Over dimensioning system cost a lot and if it is under dimensioned then you run out of energy in emergencies. Right now it is not really economical to make your own energy unless you live really far away fron the grid or need energy when "system" is down.
I'm considering very small PV system to evaluate how it would work on my house and then some square meters of evacuated tube collector to produce hot water 1/2 of the year. Electricity would be used only for emergency light/news.
|198 forum posts|
I've had a 4KW PV installation since last Oct, it caused me to re think the heating of my workshop (and house/water). On a sunny winter's day I am normally generating over 2KW and that is being used by my fan heater in the workshop. The best bit is that I am still being paid 47p per unit I generate.
Cleaning? My panels are silicon coated so they are self cleaning, but even so the crud only comes off when it rains, I think I have only given them one hose down this year in March. A couple of other houses locally also have panels but they cannot get up to wash theirs, there was a slight difference < 10% between what they generated and what I generate back in March, then the rain came and has continued ever since.
It was a good purchase, changed my perspective on using power. It is now a case of use it whilst it is free.

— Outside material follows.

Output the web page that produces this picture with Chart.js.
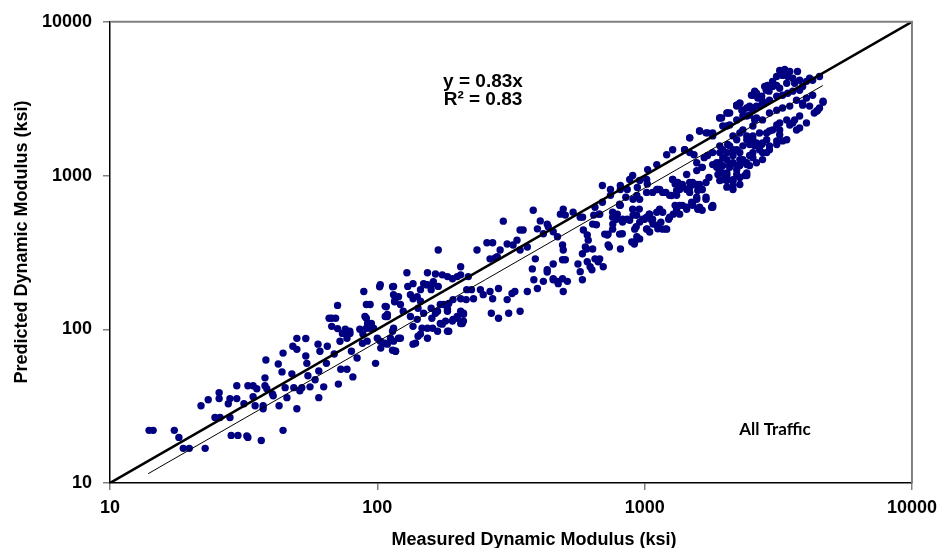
<!DOCTYPE html>
<html lang="en">
<head>
<meta charset="UTF-8">
<title>Predicted vs Measured Dynamic Modulus</title>
<script src="https://cdn.jsdelivr.net/npm/chart.js@4.4.1/dist/chart.umd.min.js"></script>
<style>
    body { margin: 0; background: #fff; }
    #chart { display: block; }
</style>
</head>
<body>
<canvas id="chart" width="944" height="548"></canvas>
<script>
// axis ticks (ksi)
const tickValues = [10, 100, 1000, 10000];
const tickLabels = ['10', '100', '1000', '10000'];

// line of equality and fitted trend (ends)
const equalityX = [10, 10000];
const equalityY = [10, 10000];
const trendX = [13.9, 4640];
const trendY = [11.5, 3850];

// [measured, predicted] pairs, ksi
const lowRange = [
    [14,22],[14.5,22],[17.4,22],[18.1,19.8],[18.8,16.8],[19.8,16.8],[22.7,16.8],[21.9,31.8],[23.3,34.8],[25.6,38.7],
    [25.6,35.4],[24.7,26.7],[25.8,26.7],[28.1,26.7],[28.4,20.4],[30.1,20.4],[32.5,20.2],[32.8,19.8],[36.8,18.9],[44.4,22],
    [27.7,32.8],[28.1,35.4],[29.8,35.4],[29.8,42.9],[31.7,32.8],[32.8,42.9],[34.3,42.9],[34.3,36.4],[34.9,31.8],[35.4,41],
    [37.4,30.4],[37.4,31.8],[38,42.9],[38.6,41],[38,48.3],[38.3,63.1],[40.5,38],[40.8,36.9],[42.9,31.8],[42.6,59.5],
    [44,52.8],[44.4,70],[45.2,41.7],[45.9,35.9],[47.9,51.3],[48.3,77.6],[50,87.3],[50,74],[50,30.4],[48.7,41.7],
    [51.3,39.8],[52.2,41.7],[54,87],[54,67],[54.5,60],[55,49.8],[56,42.2],[58.5,46.9],[60.4,53.5],[60.4,35.9],
    [60,80],[61,72],[63,42.2],[64.5,60],[65,77.6],[66,118],[67.5,118],[69.8,118],[67.5,104.5],[71,101],
    [71,143],[71.5,44],[73,55],[77,55],[69,69],[72.5,83.5],[74,94],[77,97],[79,94],[80,72],
    [81,49],[84,65],[88,81],[89,176],[91,145],[94,145],[91,118],[92,109],[95,109],[91,101.5],
    [94,101.5],[98.5,60],[75.9,100],[78.9,97],[77,87.5],[86,100],[89.9,121],
    [92.4,109],[96.8,101.5],[88.3,93],[91.6,83.7]
];

const midRange = [
    [102,189],[108,140],[109,125],[109,80],[114,73],[114,189],[115,168],[116,151],
    [102.6,195],[107,141],[107,121],[115,190],[116.5,156],[120,163],[122,145],[125,131],[130,190],[133,168],
    [136,198],[141,163],[145,181],[149,198],[154,195],[159,181],[162,204],[169,190],
    [102.6,83.7],[107,81.2],[112,87.5],[115,101.5],[117,72],[122,87.5],[136,80],[142,90.1],[147,101.5],[154,101.5],
    [160,118],[168,97],[175,108],[180,113],[185,97],[191,113],[199,118],[205,131],[210,125],[210,113],[205,109],
    [136,158],[145,152],[142,137],[149,127],[159,137],[165,127],[172,145],[183,135],[185,147],[192,156],[205,158],[215,156],
    [229,158],[243,181],[249,168],[264,176],[270,158],[284,184],[306,156],[319,171],[327,176],[342,131],[267,127],[284,118],[310,127],
    [364,176],[397,184],[385,210],[418,205],[432,236],[455,213],[472,205],[493,213],[496,176],[455,266],[493,283],
    [383,594],[296,505],[169,328],[129,233],[154,233],[165,229],[175,226],[183,220],[191,213],[205,255],[205,226],[219,220],
    [236,328],[257,365],[270,365],[276,291],[264,287],[281,296],[288,328],[306,359],[322,353],[333,380],[342,442],[351,442],
    [342,328],[364,343],[390,287],[380,247],[397,450],[407,507],[418,418],[432,483],[436,465],[484,561],[496,605],[505,553],
    [540,578],[455,431],[472,400],[493,353],[496,328],[505,283],[432,244],[455,210],[514,205],[475,198],
    [574,536],[590,442],[585,310],[563,266],[574,237],[585,210],[586,536],[216,181],[225,181],[199,220],
    [100,87.5],[109,121],[114,97],[115,83.7],[120,87.5],[105,81.2],[103,75.4],[117,72],[139,81.2],[145,93],
    [154,87.5],[133,121],[136,104.5],[141,116],[161,101.5],[172,109],[183,97],[168,131],[177,145],[183,131],
    [199,121],[208,109],[210,127],[192,116],[160,195],[152,195]
];

const highRange = [
    [610,410],[615,380],[600,343],[610,275],[625,255],[635,244],[652,287],[670,275],[700,255],
    [645,553],[675,561],[660,478],[652,622],[725,410],[730,353],[760,483],[785,520],[790,561],[811,640],[825,418],
    [895,370],[915,359],[935,400],[860,520],[905,553],[955,605],[930,465],[1000,520],[1040,561],[1020,450],
    [1075,483],[1120,450],[1150,497],[1200,450],[1230,520],[1280,561],[1300,640],[1260,742],[1120,812],[1200,777],
    [1300,880],[811,812],[850,722],[905,700],[935,742],[695,862],[745,812],[811,862],[861,812],[939,837],[1023,880],
    [879,942],[902,1000],[958,928],[1017,942],[1026,1093],[1110,1178],[1209,1366],[1273,1471],[1411,1471],[1474,1758],
    [1605,1950],[1720,1895],[1797,1895],[1908,2370],[2045,2550],[2210,2870],[2270,2960],
    [759,577],[827,520],[879,512],[933,552],[983,520],[1044,561],[1071,520],[1138,604],[1168,448],[1240,536],
    [1317,604],[1352,561],[1436,622],[1511,640],[1566,700],[1605,622],[1697,700],[1641,812],[1797,622],[1474,777],
    [1384,862],[1273,942],[1168,777],[1110,812],[1240,743],[958,700],[1017,777],[1071,777],[1138,812],[1317,743],
    [1352,812],[1511,901],[1566,875],[1605,862],[745,743],[806,640],[902,604],[1017,448],[1110,476],[1209,448],
    [709,416],[806,416],[918,370],[958,387],[1044,429],
    [607,333],[639,333],[679,287],[738,343],[812,333],[730,416],[759,448],[827,498],
    [918,448],[958,498],[1017,536],[1062,512],[1110,577],[1168,577],[1317,577],[1352,640],[1436,604],
    [1499,670],[1580,604],[1641,594],[1780,622],[639,483],[679,561],[759,536],[695,670],[806,650]
];

const topRange = [
    [3200,4830],[3340,4900],[3490,4750],[3730,4750],[3116,4410],[3280,4480],[3430,4410],[3580,4290],[3010,4100],[2883,3860],
    [2812,3800],[2986,3800],[3116,3860],[3200,3700],[3400,3980],[3640,3980],[3800,4170],[4030,4100],[4250,4170],[4510,4410],[4140,4290],
    [2540,3330],[2620,3430],[2740,3280],[2850,3590],[2920,3540],[3010,3800],[2210,2870],[2270,2960],[2410,2750],[2470,2830],
    [2540,2660],[2690,2830],[2810,2960],[2930,3090],[3120,3280],[3280,3330],[3430,3430],[3580,3540],[3800,3590],[3900,3800],
    [1910,2370],[2030,2550],[1960,2100],[2080,2130],[2210,2300],[2330,2440],[2470,2470],[2620,2370],[2760,2300],[2930,2550],
    [3120,2660],[3280,2750],[3490,2830],[3700,3090],[3900,2960],[4140,2830],[4400,2620],[4650,3000],[4510,2750],[4030,3190],[4250,3330],
    [3400,2300],[3580,2200],[3800,2440],[4030,2200],[3700,1980],[3200,1980],[3400,1710],[3120,1680],[2930,1560],[2860,1410],
    [2690,1470],[2760,1270],[2540,1410],[2620,1210],[2410,1210],[2270,1270],[2210,1090],[2080,1130],[2030,1000],[2140,940],
    [1960,940],[2030,840],[2140,860],[2270,875],[2410,1000],[2470,1160],[2760,1630],[2860,1890],[3010,1980],[3200,2200],
    [2930,1950],[3120,2130],[3200,1840],[2690,1890],[2540,1710],[2860,1710],[2470,1590],[2620,1630],[2330,1560],[2210,1470],
    [2270,1410],[2140,1350],[2030,1270],[1910,1210],[1960,1160],[1860,1130],[1910,1410],[2080,1560],[2210,1710],[2410,1810],
    [2540,2100],[2330,1980],
    [1474,1410],[1566,1210],[1641,1130],[1720,1350],[1797,1410],[1860,1210],[1960,1470],[2045,1590],[2140,1410],[1910,1090],
    [2030,1040],[2140,1210],[2270,1160],
    [1273,942],[1330,901],[1317,800],[1384,875],[1436,812],[1474,901],[1530,875],[1580,800],[1641,812],[1697,901],
    [2030,2100],[2210,2830],[2330,2660],[2410,2440],[2510,2750],[2580,2300],[2140,1810],[2270,1890],
    [2410,1710],[2540,1810],[1910,1560],[2030,1410],[2140,1470],[2330,1270],[2470,1350],[2210,1160],[2410,1040],[2030,940],
    [2140,928],[2270,970],[1910,928],
    [1940,2370],[2080,2550],[2240,2870],[2310,2660],[2510,3330],[2580,3540],[2650,3190],[2620,2830],[2760,3040],
    [1474,1758],[1605,1950],[1697,1895],[1797,1810],[1411,1471],[1530,1366],[1670,1307],[1436,1015],[1566,1077],[1641,1130],
    [1797,1178],[1960,1307],[1474,837],[1605,875],[1740,970],[1880,1015],[1566,722],[1697,722],[1797,640],[1384,640],[1511,650],
    [2030,928],[2140,812],[1960,1040],[2210,1015],[2370,1000],[2540,1307],[2760,1410],[2930,1471],[3120,1590],[3280,1680],
    [2740,1590],[2580,1560],[2410,1178],[2270,1178],[2080,1178],
    [4650,3040],[4440,2660],[4310,2550],[3900,2870],[3800,2040],[3640,2300],[3490,2130]
];

const BOLD = '"Liberation Sans", Arial, sans-serif';
const NAVY = '#000080';

const toXY = pairs => pairs.map(p => ({ x: p[0], y: p[1] }));
const linePts = (xs, ys) => xs.map((x, i) => ({ x: x, y: ys[i] }));

const pointSet = (label, pairs) => ({
    label: label,
    data: toXY(pairs),
    pointStyle: 'circle',
    pointRadius: 3.7,
    pointBorderWidth: 0,
    backgroundColor: NAVY,
    borderColor: NAVY,
    showLine: false
});

// frame (grey top/right), equation labels and axis titles
const decorations = {
    id: 'decorations',
    afterDraw(chart) {
        const ctx = chart.ctx;
        const a = chart.chartArea;
        ctx.save();
        ctx.strokeStyle = '#808080';
        ctx.lineWidth = 2;
        ctx.beginPath();
        ctx.moveTo(a.left, a.top);
        ctx.lineTo(a.right, a.top);
        ctx.lineTo(a.right, a.bottom);
        ctx.stroke();

        ctx.fillStyle = '#000';
        ctx.textAlign = 'center';
        ctx.textBaseline = 'alphabetic';
        ctx.font = 'bold 19px ' + BOLD;
        ctx.fillText('y = 0.83x', 483, 87);
        ctx.fillText('R² = 0.83', 483, 105);

        ctx.font = 'bold 17px Lato, ' + BOLD;
        ctx.fillText('All Traffic', 775, 435);

        ctx.font = 'bold 18px ' + BOLD;
        ctx.fillText('Measured Dynamic Modulus (ksi)', 534, 545);

        ctx.translate(27, 242);
        ctx.rotate(-Math.PI / 2);
        ctx.fillText('Predicted Dynamic Modulus (ksi)', 0, 0);
        ctx.restore();
    }
};

const axisTicks = scale => {
    scale.ticks = tickValues.map(v => ({ value: v }));
};
const tickText = value => tickLabels[tickValues.indexOf(value)];

new Chart(document.getElementById('chart'), {
    type: 'scatter',
    data: {
        datasets: [
            {
                label: 'Line of equality',
                data: linePts(equalityX, equalityY),
                showLine: true,
                borderColor: '#000',
                borderWidth: 2.5,
                pointRadius: 0
            },
            {
                label: 'Trend',
                data: linePts(trendX, trendY),
                showLine: true,
                borderColor: '#000',
                borderWidth: 1,
                pointRadius: 0
            },
            pointSet('low', lowRange),
            pointSet('mid', midRange),
            pointSet('high', highRange),
            pointSet('top', topRange)
        ]
    },
    options: {
        responsive: false,
        animation: false,
        layout: { padding: { top: 18, right: 32, left: 0, bottom: 0 } },
        plugins: {
            legend: { display: false },
            tooltip: { enabled: false }
        },
        scales: {
            x: {
                type: 'logarithmic',
                min: 10,
                max: 10000,
                afterBuildTicks: axisTicks,
                afterFit: s => { s.height = 65; },
                border: { display: true, color: '#000', width: 1.5 },
                grid: { drawOnChartArea: false, tickLength: 7, color: '#808080', lineWidth: 1.5 },
                ticks: {
                    autoSkip: false,
                    maxRotation: 0,
                    padding: 7,
                    color: '#000',
                    font: { family: BOLD, size: 18, weight: 'bold' },
                    callback: tickText
                }
            },
            y: {
                type: 'logarithmic',
                min: 10,
                max: 10000,
                afterBuildTicks: axisTicks,
                afterFit: s => { s.width = 110; },
                border: { display: true, color: '#000', width: 1.5 },
                grid: { drawOnChartArea: false, tickLength: 7, color: '#808080', lineWidth: 1.5 },
                ticks: {
                    autoSkip: false,
                    padding: 11,
                    color: '#000',
                    font: { family: BOLD, size: 18, weight: 'bold' },
                    callback: tickText
                }
            }
        }
    },
    plugins: [decorations]
});
</script>
</body>
</html>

The workshop was warmer this winter than it has ever been.
Edited By Jo Thoms on 29/06/2012 08:33:49
|Michael Gilligan||29/06/2012 09:02:36|
14954 forum posts
Jo's good fortune points to the reason why the Value For Money calculation is so difficult.
47p per unit is more than the consumer price ...

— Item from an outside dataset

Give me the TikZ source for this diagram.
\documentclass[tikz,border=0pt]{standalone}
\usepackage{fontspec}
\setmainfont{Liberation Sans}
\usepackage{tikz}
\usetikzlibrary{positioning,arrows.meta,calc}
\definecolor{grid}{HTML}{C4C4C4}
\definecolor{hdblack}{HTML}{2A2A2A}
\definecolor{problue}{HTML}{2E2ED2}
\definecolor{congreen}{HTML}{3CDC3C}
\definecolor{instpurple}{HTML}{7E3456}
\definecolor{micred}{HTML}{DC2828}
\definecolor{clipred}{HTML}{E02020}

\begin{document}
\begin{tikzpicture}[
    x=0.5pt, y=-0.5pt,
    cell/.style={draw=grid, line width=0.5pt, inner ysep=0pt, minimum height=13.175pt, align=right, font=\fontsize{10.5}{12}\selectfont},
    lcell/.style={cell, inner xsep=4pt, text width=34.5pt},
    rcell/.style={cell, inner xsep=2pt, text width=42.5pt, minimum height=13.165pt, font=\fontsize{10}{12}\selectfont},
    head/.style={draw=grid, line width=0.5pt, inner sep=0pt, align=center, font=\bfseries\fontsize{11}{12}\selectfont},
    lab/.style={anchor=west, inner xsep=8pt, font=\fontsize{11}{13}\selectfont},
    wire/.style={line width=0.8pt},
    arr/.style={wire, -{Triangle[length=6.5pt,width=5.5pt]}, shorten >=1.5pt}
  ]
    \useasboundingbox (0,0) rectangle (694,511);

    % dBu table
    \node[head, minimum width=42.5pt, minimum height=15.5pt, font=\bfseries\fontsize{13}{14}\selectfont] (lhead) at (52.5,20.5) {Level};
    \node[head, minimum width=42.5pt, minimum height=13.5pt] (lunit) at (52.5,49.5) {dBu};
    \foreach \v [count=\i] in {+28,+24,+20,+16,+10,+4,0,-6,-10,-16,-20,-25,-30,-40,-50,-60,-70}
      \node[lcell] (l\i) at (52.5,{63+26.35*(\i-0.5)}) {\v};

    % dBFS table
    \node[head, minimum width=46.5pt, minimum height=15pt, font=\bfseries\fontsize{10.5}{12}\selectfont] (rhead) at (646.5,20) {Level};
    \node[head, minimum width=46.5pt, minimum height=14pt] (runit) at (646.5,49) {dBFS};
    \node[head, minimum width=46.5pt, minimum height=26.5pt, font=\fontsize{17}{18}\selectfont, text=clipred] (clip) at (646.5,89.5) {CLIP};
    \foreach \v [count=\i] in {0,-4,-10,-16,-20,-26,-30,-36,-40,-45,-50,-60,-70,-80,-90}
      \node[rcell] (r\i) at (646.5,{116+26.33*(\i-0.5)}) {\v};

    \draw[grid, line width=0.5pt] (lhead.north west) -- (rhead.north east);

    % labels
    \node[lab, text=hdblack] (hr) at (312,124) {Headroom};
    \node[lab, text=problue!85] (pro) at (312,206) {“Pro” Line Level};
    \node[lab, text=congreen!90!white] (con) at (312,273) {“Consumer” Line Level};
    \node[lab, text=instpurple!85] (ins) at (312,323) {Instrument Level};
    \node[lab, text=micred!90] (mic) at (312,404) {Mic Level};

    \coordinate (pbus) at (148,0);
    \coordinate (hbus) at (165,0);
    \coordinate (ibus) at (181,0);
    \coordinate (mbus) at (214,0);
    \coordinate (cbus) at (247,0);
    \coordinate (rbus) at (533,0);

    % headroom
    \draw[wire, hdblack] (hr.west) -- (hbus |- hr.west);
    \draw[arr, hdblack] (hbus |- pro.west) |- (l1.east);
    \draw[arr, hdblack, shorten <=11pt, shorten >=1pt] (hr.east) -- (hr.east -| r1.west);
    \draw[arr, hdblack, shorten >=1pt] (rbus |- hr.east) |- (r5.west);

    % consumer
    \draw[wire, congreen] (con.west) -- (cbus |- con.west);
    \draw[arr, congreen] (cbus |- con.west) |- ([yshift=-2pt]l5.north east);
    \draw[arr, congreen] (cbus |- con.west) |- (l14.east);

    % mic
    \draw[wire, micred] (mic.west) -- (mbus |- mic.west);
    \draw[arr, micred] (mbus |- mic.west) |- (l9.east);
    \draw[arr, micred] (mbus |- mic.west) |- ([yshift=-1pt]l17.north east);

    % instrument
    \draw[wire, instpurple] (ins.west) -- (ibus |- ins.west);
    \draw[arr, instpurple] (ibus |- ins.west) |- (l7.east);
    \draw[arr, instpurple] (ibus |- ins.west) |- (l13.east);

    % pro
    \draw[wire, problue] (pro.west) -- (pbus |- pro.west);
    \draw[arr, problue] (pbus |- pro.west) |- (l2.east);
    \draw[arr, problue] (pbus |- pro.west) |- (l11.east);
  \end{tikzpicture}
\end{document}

That's because the Feed In Tarrif is politically motivated ... it allows Government [on paper at least] to meet its obligations.
The sums look great whilst FITs are at the present high levels.
2314 forum posts
Before anyone gets too excited I should point out that the FIT is not now 47p but 21p and shortly to fall to 16p. ! However I understand that the cost of panels has reduced considerably of late and, even at 21p, this represents a return on investment of something over 6%p.a. and index linked. I'm persuaded by that but it's other aspects, like cleaning and maintaining the integrity of the roof, that I am pondering.
4985 forum posts
For us engineers a DIY wind turbine would seem to be the most interesting option.
A home made turbine to Hugh Piggott's design is ecenomically viable without subsidy (which DIY won't get) until you have to pay for a planning application which wipes out 3 years generation saving.
|Ian S C||29/06/2012 10:08:50|
7468 forum posts
I was watching the news on TV while having my tea tonight, and there was a section on , a couple here in NZ (can't remember where), who have roofed the entire north facing side of their new house with PV panels in the form of tiles. They are going to, but have not yet fitted solar hot water panels. The cost is about 10,000 UK pounds for the PV system, a bit less for the water.
Quite a number of homes here in the south have solar hot water, even in areas with high frost and snow, without problems. I think the water is heated indirectly via an anti-freeze filled heat transfer unit. Ian S C
|Michael Gilligan||29/06/2012 10:16:41|
14954 forum posts
I wasn't knocking it ... Sorry if it came over that way.
Just pointing out that the calculations are difficult.